Le transfert de dix milliards de francs de cotisations sociales assises sur les bas salaires vers d'autres sources de financement de la sécurité sociale se traduirait ainsi, sous des hypothèses vraisemblables d'élasticité de substitution du travail peu qualifié au capital, par la création nette de 10 000 à 50 000 emplois à moyen-long terme , selon les modèles et les financements alternatifs retenus. Les allégements de charges actuels, ciblés sur les bas salaires ou les salariés les moins qualifiés (73 milliards de francs en 1997, dont 44 milliards de francs pour la ristourne dégressive), permettraient ainsi, s'ils étaient maintenus, la création de 75 000 à 375 000 emplois à l'horizon de dix ans à déficit public constant ex-ante 27( * ) .



• Ces évaluations appellent plusieurs précisions :

- il s'agit là de créations nettes d'emplois, c'est-à-dire d'un solde entre la création d'un nombre supérieur d'emplois à bas salaires et la disparition ou la non-création d'un nombre inférieur d'emplois hautement qualifiés ;

- l'impact de ces allégements de charges sur l'emploi est très lent (à mesure que les entreprises renouvellent leurs modes de production et que les consommateurs modifient leur habitudes) : le plein effet de la mesure ne serait atteint qu'à l'horizon d'une dizaine d'années.

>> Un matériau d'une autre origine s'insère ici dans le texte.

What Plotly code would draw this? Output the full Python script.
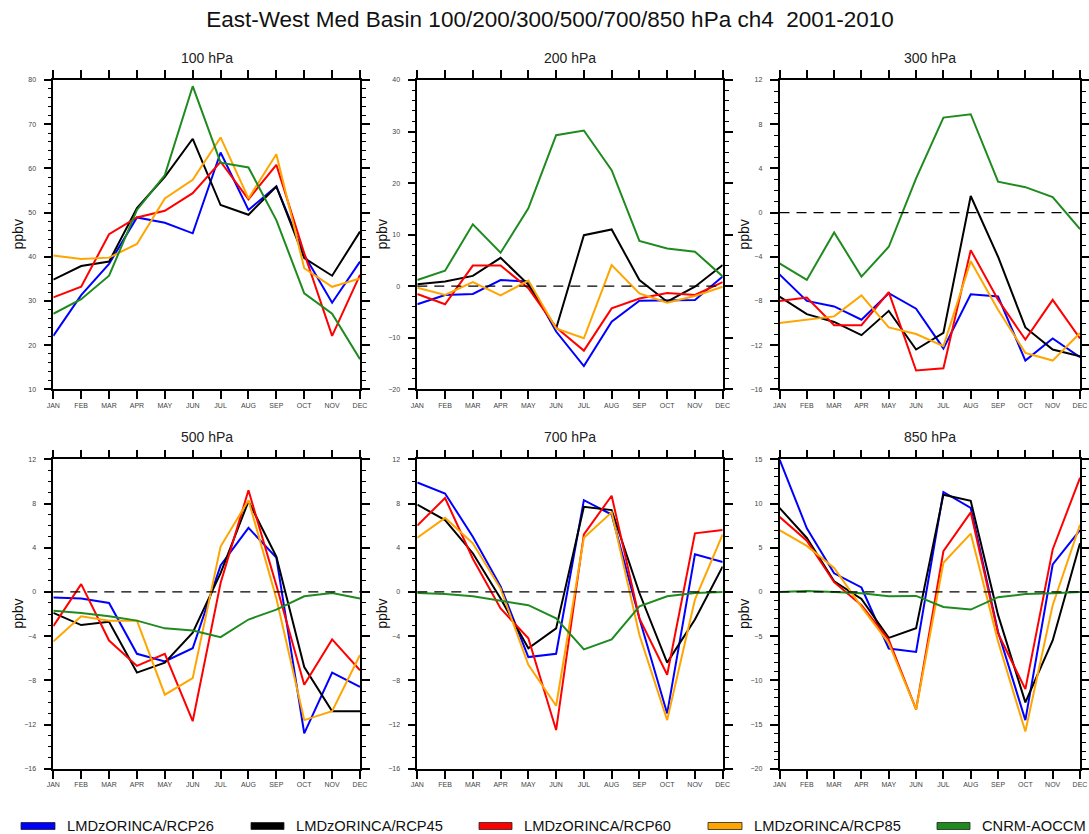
import plotly.graph_objects as go
from plotly.subplots import make_subplots

# ---------------- data ----------------
months = ["JAN", "FEB", "MAR", "APR", "MAY", "JUN", "JUL", "AUG", "SEP", "OCT", "NOV", "DEC"]
series_names = ["LMDzORINCA/RCP26", "LMDzORINCA/RCP45", "LMDzORINCA/RCP60",
                "LMDzORINCA/RCP85", "CNRM-AOCCM"]
series_colors = ["#0000FF", "#000000", "#FF0000", "#FFA500", "#1F8B1F"]
level_titles = ["100 hPa", "200 hPa", "300 hPa", "500 hPa", "700 hPa", "850 hPa"]
main_title = "East-West Med Basin 100/200/300/500/700/850 hPa ch4 \u00a02001-2010"
y_label = "ppbv"

hpa100_rcp26 = [22.1, 31.3, 38.4, 48.9, 47.7, 45.3, 63.6, 50.6, 55.9, 40.4, 29.6, 38.9]
hpa100_rcp45 = [34.8, 37.9, 38.9, 51.0, 58.1, 66.7, 51.7, 49.5, 55.9, 39.7, 35.7, 45.7]
hpa100_rcp60 = [30.8, 33.2, 45.1, 48.9, 50.4, 54.4, 61.5, 53.0, 60.8, 40.8, 22.1, 35.9]
hpa100_rcp85 = [40.3, 39.5, 39.8, 42.9, 53.2, 57.4, 67.0, 53.2, 63.2, 37.4, 33.2, 35.1]
hpa100_cnrm = [27.1, 30.4, 35.7, 50.6, 58.5, 78.6, 61.3, 60.2, 48.3, 31.7, 27.1, 16.8]

hpa200_rcp26 = [-3.5, -1.7, -1.5, 1.2, 0.9, -8.8, -15.5, -6.9, -2.8, -2.8, -2.7, 1.9]
hpa200_rcp45 = [0.4, 0.9, 2.0, 5.5, 0.3, -8.2, 9.9, 11.0, 1.2, -3.0, -0.1, 4.1]
hpa200_rcp60 = [-1.5, -3.5, 4.0, 4.0, -0.4, -8.0, -12.5, -4.3, -2.4, -1.3, -1.7, 0.8]
hpa200_rcp85 = [-0.3, -1.7, 0.8, -1.8, 1.1, -8.2, -10.1, 4.1, -1.4, -3.2, -1.9, -0.1]
hpa200_cnrm = [1.2, 3.0, 12.0, 6.5, 15.1, 29.3, 30.2, 22.5, 8.8, 7.3, 6.7, 1.9]

hpa300_rcp26 = [-5.6, -8.0, -8.5, -9.7, -7.3, -8.7, -12.3, -7.4, -7.6, -13.4, -11.4, -13.1]
hpa300_rcp45 = [-7.6, -9.2, -9.9, -11.1, -8.9, -12.4, -10.9, 1.5, -4.0, -10.4, -12.4, -13.0]
hpa300_rcp60 = [-8.0, -7.7, -10.2, -10.2, -7.2, -14.3, -14.1, -3.4, -7.9, -11.5, -7.9, -11.4]
hpa300_rcp85 = [-10.0, -9.7, -9.4, -7.5, -10.4, -11.0, -12.1, -4.4, -8.8, -12.7, -13.4, -10.9]
hpa300_cnrm = [-4.6, -6.1, -1.8, -5.8, -3.1, 3.1, 8.6, 8.9, 2.8, 2.3, 1.4, -1.5]

hpa500_rcp26 = [-0.5, -0.6, -1.0, -5.6, -6.3, -5.1, 2.4, 5.8, 3.1, -12.8, -7.3, -8.6]
hpa500_rcp45 = [-1.9, -3.0, -2.7, -7.3, -6.4, -3.7, 1.7, 8.2, 3.2, -6.8, -10.8, -10.8]
hpa500_rcp60 = [-3.1, 0.7, -4.4, -6.7, -5.6, -11.7, 0.8, 9.2, 0.6, -8.4, -4.3, -7.1]
hpa500_rcp85 = [-4.5, -2.2, -2.6, -2.6, -9.3, -7.8, 4.1, 8.3, -0.6, -11.6, -10.8, -5.7]
hpa500_cnrm = [-1.7, -1.9, -2.2, -2.6, -3.3, -3.5, -4.1, -2.5, -1.6, -0.4, -0.1, -0.6]

hpa700_rcp26 = [9.9, 8.9, 5.0, 0.5, -5.9, -5.6, 8.3, 7.0, -2.4, -11.0, 3.4, 2.7]
hpa700_rcp45 = [7.9, 6.5, 3.5, -0.6, -5.1, -3.3, 7.7, 7.4, -0.1, -6.4, -2.5, 2.3]
hpa700_rcp60 = [6.0, 8.5, 3.0, -1.5, -4.2, -12.5, 5.2, 8.7, -2.4, -7.5, 5.3, 5.6]
hpa700_rcp85 = [4.9, 6.7, 4.4, 0.3, -6.6, -10.3, 4.9, 7.2, -3.9, -11.6, -0.7, 5.2]
hpa700_cnrm = [-0.1, -0.2, -0.4, -0.8, -1.2, -2.4, -5.2, -4.3, -1.3, -0.4, -0.1, 0.0]

hpa850_rcp26 = [15.0, 7.2, 2.1, 0.5, -6.4, -6.8, 11.3, 9.5, -4.5, -14.5, 3.1, 7.0]
hpa850_rcp45 = [9.5, 6.1, 1.2, -0.8, -5.2, -4.1, 11.0, 10.3, -2.6, -12.5, -5.5, 5.5]
hpa850_rcp60 = [8.5, 5.8, 1.1, -1.5, -5.4, -13.3, 4.6, 9.0, -4.7, -11.0, 4.8, 12.9]
hpa850_rcp85 = [7.0, 5.2, 2.7, -1.7, -5.8, -13.3, 3.3, 6.6, -5.6, -15.8, -1.5, 7.6]
hpa850_cnrm = [0.0, 0.1, 0.0, -0.15, -0.5, -0.45, -1.7, -2.0, -0.6, -0.25, -0.15, 0.0]

panels = [
    [hpa100_rcp26, hpa100_rcp45, hpa100_rcp60, hpa100_rcp85, hpa100_cnrm],
    [hpa200_rcp26, hpa200_rcp45, hpa200_rcp60, hpa200_rcp85, hpa200_cnrm],
    [hpa300_rcp26, hpa300_rcp45, hpa300_rcp60, hpa300_rcp85, hpa300_cnrm],
    [hpa500_rcp26, hpa500_rcp45, hpa500_rcp60, hpa500_rcp85, hpa500_cnrm],
    [hpa700_rcp26, hpa700_rcp45, hpa700_rcp60, hpa700_rcp85, hpa700_cnrm],
    [hpa850_rcp26, hpa850_rcp45, hpa850_rcp60, hpa850_rcp85, hpa850_cnrm],
]
# y-axis ranges / tick steps per panel
y_ranges = [(10, 80), (-20, 40), (-16, 12), (-16, 12), (-16, 12), (-20, 15)]
y_major = [10, 10, 4, 4, 4, 5]
y_minor = [2, 2, 1, 1, 1, 1]

# ---------------- layout geometry (pixels) ----------------
W, H = 1089, 834
FONT = "Liberation Sans, Arial, Helvetica, sans-serif"
col_px = [(53.3, 360.0), (417.3, 722.7), (779.5, 1080.0)]
row_px = [(80.0, 389.3), (459.3, 768.7)]

fig = make_subplots(rows=2, cols=3)

for i, data in enumerate(panels):
    r, c = divmod(i, 3)
    for vals, name, color in zip(data, series_names, series_colors):
        fig.add_trace(go.Scatter(x=months, y=vals, mode="lines", name=name,
                                 line=dict(color=color, width=2),
                                 showlegend=False),
                      row=r + 1, col=c + 1)

    ax = "" if i == 0 else str(i + 1)
    x0, x1 = col_px[c]
    y0, y1 = row_px[r]
    fig.layout["xaxis" + ax].update(
        domain=[x0 / W, x1 / W], type="category", range=[0, 11],
        automargin=False,
        showline=True, linecolor="black", linewidth=1.6, mirror="allticks",
        ticks="outside", ticklen=8, tickwidth=1.8, tickcolor="black",
        showgrid=False, zeroline=False, tickangle=0,
        tickfont=dict(size=7, color="#444", family=FONT),
    )
    lo, hi = y_ranges[i]
    fig.layout["yaxis" + ax].update(
        domain=[1 - y1 / H, 1 - y0 / H], range=[lo, hi],
        automargin=False,
        tick0=lo, dtick=y_major[i],
        showline=True, linecolor="black", linewidth=1.6, mirror="allticks",
        ticks="outside", ticklen=8, tickwidth=1.8, tickcolor="black",
        minor=dict(ticks="outside", ticklen=4, tickwidth=1.2, tickcolor="black",
                   dtick=y_minor[i], tick0=lo, showgrid=False),
        showgrid=False, zeroline=False, ticklabelstandoff=6,
        tickfont=dict(size=7, color="#444", family=FONT),
    )
    if lo < 0 < hi:
        fig.add_hline(y=0, line=dict(color="black", width=1.2, dash="10px,7px"),
                      row=r + 1, col=c + 1)

    # panel title
    fig.add_annotation(text=level_titles[i], xref="paper", yref="paper",
                       x=(x0 + x1) / 2 / W, y=1 - (y0 - 22.5) / H,
                       xanchor="center", yanchor="middle", showarrow=False,
                       font=dict(size=14, color="#222", family=FONT))
    # y-axis label
    fig.add_annotation(text=y_label, xref="paper", yref="paper",
                       x=(x0 - 35.5) / W, y=1 - (y0 + y1) / 2 / H,
                       xanchor="center", yanchor="middle", textangle=-90,
                       showarrow=False,
                       font=dict(size=14, color="#111", family=FONT))

# ---------------- legend (boxes + text) ----------------
legend_box_px = [(21, 55), (251, 284), (479, 512), (708, 742), (937, 970)]
for (bx0, bx1), name, color in zip(legend_box_px, series_names, series_colors):
    fig.add_shape(type="rect", xref="paper", yref="paper",
                  x0=bx0 / W, x1=bx1 / W, y0=1 - 829.5 / H, y1=1 - 822.5 / H,
                  fillcolor=color, line=dict(color="#222", width=0.8))
    fig.add_annotation(text=name, xref="paper", yref="paper",
                       x=(bx1 + 10) / W, y=1 - 826 / H,
                       xanchor="left", yanchor="middle", showarrow=False,
                       font=dict(size=14.7, color="#111", family=FONT))

fig.update_layout(
    width=W, height=H,
    margin=dict(l=0, r=0, t=0, b=0, autoexpand=False),
    paper_bgcolor="white", plot_bgcolor="white",
    showlegend=False,
    title=dict(text=main_title, x=550 / W, xanchor="center",
               y=1 - 19.5 / H, yanchor="middle", automargin=False,
               font=dict(size=22.5, color="#111", family=FONT)),
)

fig.write_html("out.html")
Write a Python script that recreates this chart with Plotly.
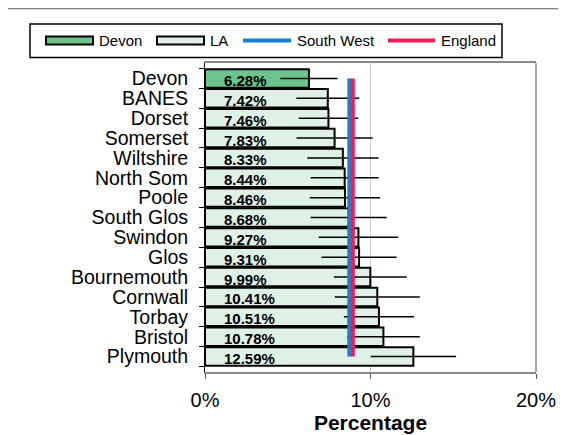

Ces mesures ne sauraient donc se substituer entièrement à des dispositifs de soutien conjoncturel de l'emploi ;

- les emplois à bas salaires potentiellement créés par les allégements de charges ciblés ne bénéficieraient pas nécessairement en premier lieu aux salariés non qualifiés . En effet, dans le contexte d'un marché du travail globalement dégradé, ces emplois sont susceptibles d'être pourvus par des salariés qualifiés " déclassés ". Ainsi, les politiques d'allégement de charges sur les bas salaires ne sauraient se substituer entièrement aux dispositifs visant à aider individuellement des personnes en difficulté (par exemple des jeunes sans diplôme).